> THE TASK
Everything from the line containing "Reproduce this chart with Bokeh." through the line containing "from bokeh.resources import INLINE" should be repeated exactly, and nothing else from the data.

> MATERIAL SHOWN
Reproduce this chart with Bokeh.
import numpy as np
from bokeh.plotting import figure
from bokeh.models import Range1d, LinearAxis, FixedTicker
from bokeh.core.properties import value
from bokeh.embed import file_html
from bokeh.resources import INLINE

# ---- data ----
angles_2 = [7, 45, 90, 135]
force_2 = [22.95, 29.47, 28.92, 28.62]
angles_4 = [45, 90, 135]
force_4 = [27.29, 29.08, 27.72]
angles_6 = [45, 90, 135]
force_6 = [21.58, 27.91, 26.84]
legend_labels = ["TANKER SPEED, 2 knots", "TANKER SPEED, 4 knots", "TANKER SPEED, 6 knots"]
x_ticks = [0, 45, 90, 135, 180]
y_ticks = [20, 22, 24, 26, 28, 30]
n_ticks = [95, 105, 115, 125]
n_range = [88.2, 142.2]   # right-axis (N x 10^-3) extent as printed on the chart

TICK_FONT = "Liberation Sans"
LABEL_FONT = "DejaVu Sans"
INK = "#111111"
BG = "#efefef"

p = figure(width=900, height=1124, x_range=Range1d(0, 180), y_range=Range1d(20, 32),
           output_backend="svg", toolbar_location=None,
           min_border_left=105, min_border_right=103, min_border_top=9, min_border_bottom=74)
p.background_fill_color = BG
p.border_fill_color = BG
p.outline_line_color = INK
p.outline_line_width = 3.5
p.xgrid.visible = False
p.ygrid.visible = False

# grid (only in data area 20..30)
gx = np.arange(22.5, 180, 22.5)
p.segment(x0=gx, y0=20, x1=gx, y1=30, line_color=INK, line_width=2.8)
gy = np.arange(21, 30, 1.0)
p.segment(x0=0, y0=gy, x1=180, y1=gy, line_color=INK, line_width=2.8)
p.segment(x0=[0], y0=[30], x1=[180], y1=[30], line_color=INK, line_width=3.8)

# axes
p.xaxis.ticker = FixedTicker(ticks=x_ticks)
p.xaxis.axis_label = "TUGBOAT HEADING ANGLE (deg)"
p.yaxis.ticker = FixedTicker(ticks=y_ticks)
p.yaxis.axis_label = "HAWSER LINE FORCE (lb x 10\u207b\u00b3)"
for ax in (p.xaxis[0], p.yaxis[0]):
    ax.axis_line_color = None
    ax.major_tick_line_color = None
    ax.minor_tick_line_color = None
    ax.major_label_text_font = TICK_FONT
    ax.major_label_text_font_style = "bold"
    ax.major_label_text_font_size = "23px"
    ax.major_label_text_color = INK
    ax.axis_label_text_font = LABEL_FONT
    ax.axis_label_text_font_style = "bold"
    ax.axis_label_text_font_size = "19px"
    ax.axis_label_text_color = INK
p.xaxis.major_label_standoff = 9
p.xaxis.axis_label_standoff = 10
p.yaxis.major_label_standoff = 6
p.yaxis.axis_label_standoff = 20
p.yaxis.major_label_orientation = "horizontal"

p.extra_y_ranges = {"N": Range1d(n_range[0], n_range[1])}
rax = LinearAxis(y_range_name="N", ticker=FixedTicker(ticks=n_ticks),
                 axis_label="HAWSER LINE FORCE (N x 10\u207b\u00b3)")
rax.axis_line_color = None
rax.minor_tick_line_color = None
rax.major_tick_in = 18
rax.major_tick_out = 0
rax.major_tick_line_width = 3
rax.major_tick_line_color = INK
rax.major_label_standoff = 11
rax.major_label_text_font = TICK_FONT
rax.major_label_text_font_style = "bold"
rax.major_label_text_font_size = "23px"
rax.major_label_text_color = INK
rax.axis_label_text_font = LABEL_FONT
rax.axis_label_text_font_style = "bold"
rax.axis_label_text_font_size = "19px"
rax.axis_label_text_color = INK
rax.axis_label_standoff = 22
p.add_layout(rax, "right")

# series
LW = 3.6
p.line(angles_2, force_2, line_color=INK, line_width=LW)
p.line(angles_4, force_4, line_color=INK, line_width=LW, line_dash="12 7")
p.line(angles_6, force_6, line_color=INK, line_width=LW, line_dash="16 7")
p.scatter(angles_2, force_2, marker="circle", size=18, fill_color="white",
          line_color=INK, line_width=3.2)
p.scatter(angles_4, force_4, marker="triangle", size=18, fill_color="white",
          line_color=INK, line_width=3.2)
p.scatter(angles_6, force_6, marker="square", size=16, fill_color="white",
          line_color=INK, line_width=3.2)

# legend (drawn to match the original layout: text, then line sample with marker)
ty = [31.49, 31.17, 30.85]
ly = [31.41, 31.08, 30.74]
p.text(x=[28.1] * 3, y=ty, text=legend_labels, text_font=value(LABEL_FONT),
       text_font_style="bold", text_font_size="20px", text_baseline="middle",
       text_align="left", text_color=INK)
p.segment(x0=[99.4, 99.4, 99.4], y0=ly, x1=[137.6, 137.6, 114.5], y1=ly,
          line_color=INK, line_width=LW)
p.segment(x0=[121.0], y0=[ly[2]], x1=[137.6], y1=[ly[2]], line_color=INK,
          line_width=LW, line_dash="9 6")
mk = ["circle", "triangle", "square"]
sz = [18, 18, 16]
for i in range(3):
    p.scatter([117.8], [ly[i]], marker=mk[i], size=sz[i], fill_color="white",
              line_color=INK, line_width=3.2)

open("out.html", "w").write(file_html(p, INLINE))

==

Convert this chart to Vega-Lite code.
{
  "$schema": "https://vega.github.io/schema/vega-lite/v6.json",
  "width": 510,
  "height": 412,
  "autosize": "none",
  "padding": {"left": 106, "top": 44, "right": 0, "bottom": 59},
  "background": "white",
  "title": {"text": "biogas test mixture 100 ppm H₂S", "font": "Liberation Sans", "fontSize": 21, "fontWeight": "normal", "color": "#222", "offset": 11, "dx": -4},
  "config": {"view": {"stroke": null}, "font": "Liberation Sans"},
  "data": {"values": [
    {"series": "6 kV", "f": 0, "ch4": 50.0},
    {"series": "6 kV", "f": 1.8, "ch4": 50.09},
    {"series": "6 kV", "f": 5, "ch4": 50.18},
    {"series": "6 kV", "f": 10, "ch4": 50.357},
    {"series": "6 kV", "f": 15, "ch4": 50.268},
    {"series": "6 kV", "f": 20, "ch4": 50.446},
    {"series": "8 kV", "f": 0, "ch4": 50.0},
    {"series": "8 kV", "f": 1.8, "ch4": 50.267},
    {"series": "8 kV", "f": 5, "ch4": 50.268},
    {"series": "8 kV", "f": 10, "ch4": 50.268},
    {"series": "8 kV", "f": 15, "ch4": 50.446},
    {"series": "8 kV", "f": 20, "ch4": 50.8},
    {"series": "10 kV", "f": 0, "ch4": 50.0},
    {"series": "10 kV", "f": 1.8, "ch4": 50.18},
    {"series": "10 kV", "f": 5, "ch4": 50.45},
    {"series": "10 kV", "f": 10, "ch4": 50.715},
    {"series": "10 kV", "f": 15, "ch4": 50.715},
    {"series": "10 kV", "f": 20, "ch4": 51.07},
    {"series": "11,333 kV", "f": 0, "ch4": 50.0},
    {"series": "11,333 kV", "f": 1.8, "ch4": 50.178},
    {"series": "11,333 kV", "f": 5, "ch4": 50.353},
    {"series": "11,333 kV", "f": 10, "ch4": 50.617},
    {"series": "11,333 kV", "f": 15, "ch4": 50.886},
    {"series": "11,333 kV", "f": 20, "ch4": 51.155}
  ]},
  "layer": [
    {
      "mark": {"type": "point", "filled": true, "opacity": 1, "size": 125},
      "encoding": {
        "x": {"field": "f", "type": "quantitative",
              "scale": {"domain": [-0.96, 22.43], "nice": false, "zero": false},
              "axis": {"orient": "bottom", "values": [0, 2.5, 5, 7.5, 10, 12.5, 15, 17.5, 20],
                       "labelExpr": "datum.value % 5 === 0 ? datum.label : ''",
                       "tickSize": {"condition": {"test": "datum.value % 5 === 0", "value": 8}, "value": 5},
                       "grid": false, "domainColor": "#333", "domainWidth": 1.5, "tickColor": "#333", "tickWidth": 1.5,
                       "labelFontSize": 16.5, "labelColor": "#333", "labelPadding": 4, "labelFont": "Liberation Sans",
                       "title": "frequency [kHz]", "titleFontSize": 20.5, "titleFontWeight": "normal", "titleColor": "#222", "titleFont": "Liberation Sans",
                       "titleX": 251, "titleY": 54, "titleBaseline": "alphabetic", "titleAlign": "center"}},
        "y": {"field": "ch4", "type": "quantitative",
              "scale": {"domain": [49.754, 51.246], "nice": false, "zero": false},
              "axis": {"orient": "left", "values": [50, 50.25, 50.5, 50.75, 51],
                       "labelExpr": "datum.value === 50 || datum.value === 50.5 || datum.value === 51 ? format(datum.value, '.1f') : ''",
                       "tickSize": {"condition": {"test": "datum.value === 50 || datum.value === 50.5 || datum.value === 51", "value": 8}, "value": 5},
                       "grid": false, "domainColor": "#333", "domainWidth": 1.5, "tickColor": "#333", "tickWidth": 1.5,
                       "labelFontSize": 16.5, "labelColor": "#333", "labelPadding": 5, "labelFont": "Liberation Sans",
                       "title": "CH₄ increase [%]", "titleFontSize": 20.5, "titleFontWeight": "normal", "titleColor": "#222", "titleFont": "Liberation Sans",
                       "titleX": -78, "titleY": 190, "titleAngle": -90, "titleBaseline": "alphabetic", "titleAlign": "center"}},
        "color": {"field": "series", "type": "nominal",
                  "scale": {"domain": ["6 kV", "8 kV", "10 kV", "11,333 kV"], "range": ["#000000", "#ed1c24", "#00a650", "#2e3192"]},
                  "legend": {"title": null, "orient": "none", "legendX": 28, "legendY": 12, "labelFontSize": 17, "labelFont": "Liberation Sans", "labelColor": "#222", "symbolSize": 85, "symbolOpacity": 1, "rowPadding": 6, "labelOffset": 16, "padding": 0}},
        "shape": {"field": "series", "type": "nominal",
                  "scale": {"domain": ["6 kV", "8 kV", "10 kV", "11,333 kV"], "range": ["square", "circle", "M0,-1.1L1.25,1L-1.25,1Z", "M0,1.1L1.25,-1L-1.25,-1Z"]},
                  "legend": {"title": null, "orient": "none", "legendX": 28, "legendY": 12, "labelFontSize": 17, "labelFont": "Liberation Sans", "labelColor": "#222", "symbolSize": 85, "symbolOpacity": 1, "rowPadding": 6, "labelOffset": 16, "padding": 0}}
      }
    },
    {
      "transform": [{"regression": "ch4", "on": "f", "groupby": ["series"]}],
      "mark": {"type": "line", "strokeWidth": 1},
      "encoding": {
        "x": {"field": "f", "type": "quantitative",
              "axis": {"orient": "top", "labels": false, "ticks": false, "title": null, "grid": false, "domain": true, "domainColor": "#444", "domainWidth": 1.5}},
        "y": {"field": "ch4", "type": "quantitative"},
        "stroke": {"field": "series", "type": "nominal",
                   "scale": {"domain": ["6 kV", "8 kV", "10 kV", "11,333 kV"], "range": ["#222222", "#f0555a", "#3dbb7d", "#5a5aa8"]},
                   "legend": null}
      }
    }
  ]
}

> ANSWER FOR THE TASK
Reproduce this chart with Bokeh.
import numpy as np
from bokeh.plotting import figure
from bokeh.models import Range1d, LinearAxis, FixedTicker
from bokeh.core.properties import value
from bokeh.embed import file_html
from bokeh.resources import INLINE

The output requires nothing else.